In the fall of 2017 I started my first internship at ISO New England, New England's non-profit electric grid operator. ISO-NE is responsible for the operation of the bulk electric grid for the six New England states, designing and running wholesale energy markets, and planning to ensure electricity needs will be met over the next ten years. The team I worked in, IT-EMS Day-Ahead Support, is responsible for the development and maintenance of software that the operators running the power grid use every minute. This includes software responsible for allowing participants in the energy markets to make bids, solving for the most economical way to schedule power generation, forecasting electricity demand, wind, and solar generation.
My work was mostly dedicated to short-term energy demand forecasting. The power system operators need to have as accurate of a picture as possible of the amount of generation that needs to be scheduled and for the upcoming week. With the forecast for the immediate next day being the most critical as it is used as input to our energy markets to make sure there is enough generation purchased and available to meet upcoming electric demand. An accurate forecast is critical for both ensuring grid reliability and keeping costs down for the people of New England.

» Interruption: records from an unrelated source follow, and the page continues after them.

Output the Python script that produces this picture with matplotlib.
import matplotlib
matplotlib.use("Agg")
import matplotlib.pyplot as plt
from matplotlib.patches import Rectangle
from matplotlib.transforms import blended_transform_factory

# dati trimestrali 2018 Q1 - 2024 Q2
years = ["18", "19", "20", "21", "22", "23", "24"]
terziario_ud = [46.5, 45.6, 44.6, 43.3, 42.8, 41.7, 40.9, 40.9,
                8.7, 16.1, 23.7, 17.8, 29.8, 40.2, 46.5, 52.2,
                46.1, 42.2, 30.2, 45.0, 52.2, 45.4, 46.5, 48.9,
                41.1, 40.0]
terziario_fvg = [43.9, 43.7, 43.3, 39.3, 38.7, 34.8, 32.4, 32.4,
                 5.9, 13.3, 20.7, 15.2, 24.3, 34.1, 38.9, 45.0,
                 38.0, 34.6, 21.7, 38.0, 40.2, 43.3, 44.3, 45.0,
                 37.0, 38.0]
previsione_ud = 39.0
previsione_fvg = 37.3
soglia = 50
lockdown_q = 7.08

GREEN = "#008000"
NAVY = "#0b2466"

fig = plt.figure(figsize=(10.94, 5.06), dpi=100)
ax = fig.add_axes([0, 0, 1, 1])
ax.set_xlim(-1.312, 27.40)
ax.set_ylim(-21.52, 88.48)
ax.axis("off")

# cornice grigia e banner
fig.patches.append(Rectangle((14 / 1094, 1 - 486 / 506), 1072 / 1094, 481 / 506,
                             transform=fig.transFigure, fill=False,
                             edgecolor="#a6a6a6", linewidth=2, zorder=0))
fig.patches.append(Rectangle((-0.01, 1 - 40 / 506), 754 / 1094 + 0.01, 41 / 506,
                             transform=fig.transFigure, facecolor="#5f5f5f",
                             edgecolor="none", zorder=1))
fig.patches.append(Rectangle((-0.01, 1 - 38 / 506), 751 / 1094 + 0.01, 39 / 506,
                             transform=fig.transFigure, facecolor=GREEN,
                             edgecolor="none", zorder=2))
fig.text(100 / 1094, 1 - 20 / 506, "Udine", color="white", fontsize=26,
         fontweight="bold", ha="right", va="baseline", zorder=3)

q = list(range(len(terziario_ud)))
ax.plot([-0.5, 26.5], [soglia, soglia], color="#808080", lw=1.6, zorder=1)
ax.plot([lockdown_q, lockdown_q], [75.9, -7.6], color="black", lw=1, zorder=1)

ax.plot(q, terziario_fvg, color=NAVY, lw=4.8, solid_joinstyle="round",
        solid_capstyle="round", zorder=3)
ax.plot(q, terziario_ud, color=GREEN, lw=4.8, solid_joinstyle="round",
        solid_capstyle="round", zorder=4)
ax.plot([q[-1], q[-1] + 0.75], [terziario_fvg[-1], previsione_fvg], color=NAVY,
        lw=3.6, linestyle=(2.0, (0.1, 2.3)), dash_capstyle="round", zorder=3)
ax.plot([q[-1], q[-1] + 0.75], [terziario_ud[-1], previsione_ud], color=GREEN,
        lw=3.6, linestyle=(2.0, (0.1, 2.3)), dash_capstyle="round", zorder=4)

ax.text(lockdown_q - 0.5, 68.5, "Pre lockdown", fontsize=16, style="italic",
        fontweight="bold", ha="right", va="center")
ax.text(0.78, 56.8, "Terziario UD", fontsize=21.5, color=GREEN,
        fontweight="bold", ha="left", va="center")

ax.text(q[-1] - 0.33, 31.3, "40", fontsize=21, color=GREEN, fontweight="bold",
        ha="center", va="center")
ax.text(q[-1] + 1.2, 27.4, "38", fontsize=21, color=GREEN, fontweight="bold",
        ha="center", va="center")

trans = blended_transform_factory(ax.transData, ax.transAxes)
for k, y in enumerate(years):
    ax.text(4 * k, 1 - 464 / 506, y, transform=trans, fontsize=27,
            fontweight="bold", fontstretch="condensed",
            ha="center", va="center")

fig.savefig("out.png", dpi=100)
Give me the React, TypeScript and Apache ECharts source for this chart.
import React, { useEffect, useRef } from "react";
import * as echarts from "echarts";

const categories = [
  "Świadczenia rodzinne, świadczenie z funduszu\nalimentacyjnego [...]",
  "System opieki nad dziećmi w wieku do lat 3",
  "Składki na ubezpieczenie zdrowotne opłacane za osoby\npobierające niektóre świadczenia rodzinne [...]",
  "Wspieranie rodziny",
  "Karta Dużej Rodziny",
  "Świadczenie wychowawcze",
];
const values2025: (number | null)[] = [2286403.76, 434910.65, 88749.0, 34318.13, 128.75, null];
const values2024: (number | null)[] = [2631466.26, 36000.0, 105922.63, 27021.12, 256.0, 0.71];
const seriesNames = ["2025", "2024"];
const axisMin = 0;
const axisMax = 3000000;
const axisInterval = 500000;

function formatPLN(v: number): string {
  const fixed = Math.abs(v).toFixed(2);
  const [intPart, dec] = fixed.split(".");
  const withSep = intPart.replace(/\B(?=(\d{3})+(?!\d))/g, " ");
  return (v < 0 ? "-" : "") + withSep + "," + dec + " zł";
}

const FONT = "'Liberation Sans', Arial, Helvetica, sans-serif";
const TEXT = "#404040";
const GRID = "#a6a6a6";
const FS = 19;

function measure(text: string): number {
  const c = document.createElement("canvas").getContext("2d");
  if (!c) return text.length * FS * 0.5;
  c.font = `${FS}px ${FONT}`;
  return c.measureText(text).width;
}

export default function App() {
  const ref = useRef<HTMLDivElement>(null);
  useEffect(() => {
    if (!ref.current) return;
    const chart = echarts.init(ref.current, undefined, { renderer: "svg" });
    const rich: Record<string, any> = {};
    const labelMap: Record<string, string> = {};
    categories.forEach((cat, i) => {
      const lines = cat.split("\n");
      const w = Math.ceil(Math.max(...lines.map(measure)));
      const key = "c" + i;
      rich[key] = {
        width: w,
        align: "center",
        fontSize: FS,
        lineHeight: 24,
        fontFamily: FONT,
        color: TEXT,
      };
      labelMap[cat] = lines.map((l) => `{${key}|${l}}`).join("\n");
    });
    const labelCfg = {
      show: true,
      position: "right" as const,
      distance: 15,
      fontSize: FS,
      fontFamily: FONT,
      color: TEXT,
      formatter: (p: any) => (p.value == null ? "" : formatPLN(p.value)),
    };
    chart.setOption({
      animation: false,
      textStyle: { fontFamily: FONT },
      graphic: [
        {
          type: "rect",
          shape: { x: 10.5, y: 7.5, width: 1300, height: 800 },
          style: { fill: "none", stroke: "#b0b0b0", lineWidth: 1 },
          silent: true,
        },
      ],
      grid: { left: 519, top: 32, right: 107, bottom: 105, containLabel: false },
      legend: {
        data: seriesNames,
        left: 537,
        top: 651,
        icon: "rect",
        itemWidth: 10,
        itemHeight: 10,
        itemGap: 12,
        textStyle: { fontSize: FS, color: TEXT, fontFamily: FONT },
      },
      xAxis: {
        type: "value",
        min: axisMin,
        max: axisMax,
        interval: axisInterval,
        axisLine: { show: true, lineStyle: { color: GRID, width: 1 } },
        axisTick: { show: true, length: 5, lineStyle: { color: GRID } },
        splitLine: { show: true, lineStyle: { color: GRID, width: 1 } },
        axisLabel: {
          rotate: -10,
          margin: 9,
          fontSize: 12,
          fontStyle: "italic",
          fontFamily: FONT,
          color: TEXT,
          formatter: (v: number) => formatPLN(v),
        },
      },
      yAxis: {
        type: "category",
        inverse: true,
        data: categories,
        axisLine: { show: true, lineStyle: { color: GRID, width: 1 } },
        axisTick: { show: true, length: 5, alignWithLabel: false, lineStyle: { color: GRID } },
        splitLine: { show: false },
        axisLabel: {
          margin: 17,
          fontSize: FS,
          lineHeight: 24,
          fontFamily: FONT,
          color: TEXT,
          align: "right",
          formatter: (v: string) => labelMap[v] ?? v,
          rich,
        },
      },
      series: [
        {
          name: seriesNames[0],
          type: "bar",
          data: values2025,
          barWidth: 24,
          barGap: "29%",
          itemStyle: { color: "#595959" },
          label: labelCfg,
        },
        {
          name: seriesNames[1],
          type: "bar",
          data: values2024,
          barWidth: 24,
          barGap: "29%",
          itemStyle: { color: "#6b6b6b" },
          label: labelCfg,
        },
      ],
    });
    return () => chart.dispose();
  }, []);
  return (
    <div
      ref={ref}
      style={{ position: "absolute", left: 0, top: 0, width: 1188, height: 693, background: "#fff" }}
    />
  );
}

I developed a new machine learning system to forecast energy demand for the next seven days. Currently the solution uses LightGBM as the underlying ML framework, but also employs several other tricks to squeeze as much accuracy as possible. A few examples are correcting errors temporally (similar to a moving average) and upweighting certain critical instances. This project also included the software engineering aspect of creating a system that integrates with our existing databases and is completely reliable day to day.
I created a web app using RShiny to make it as easy as possible to view our data and forecasts in order to quickly analyse their relative performance and provide operational metrics. It includes highlighting how much of our errors come from solar PV forecasts and interactive demos of how several of the techniques used in the model impact the final output.
I also worked on several experimental projects to help streamline or improve several processes. One was trying to quantify the uncertainty in our forecasts. Just as with any other ML system, the load forecast will never be 100% accurate. However, could we derive bounds or intervals that we can expect the forecast to fall under most of the time or at least classify a day as likely to have high error? To answer this question I worked on a project that broke down where errors come from into two components. One of which is the errors that come from the difference between the forecasted weather and what the weather actually ends up being. The other component being measuring errors inherent to the model itself. The motivation here being that instances/days with very hot temperatures are likely to have higher errors than days with mild temperatures. So to get an estimate of model error, the general idea was to condition the dataset based on the new sample and look at the errors of the historical samples. With these estimates of errors combined, we have the desired metric that could be used to compare instances to each other and see if power system operations should be more wary of the upcoming load forecast.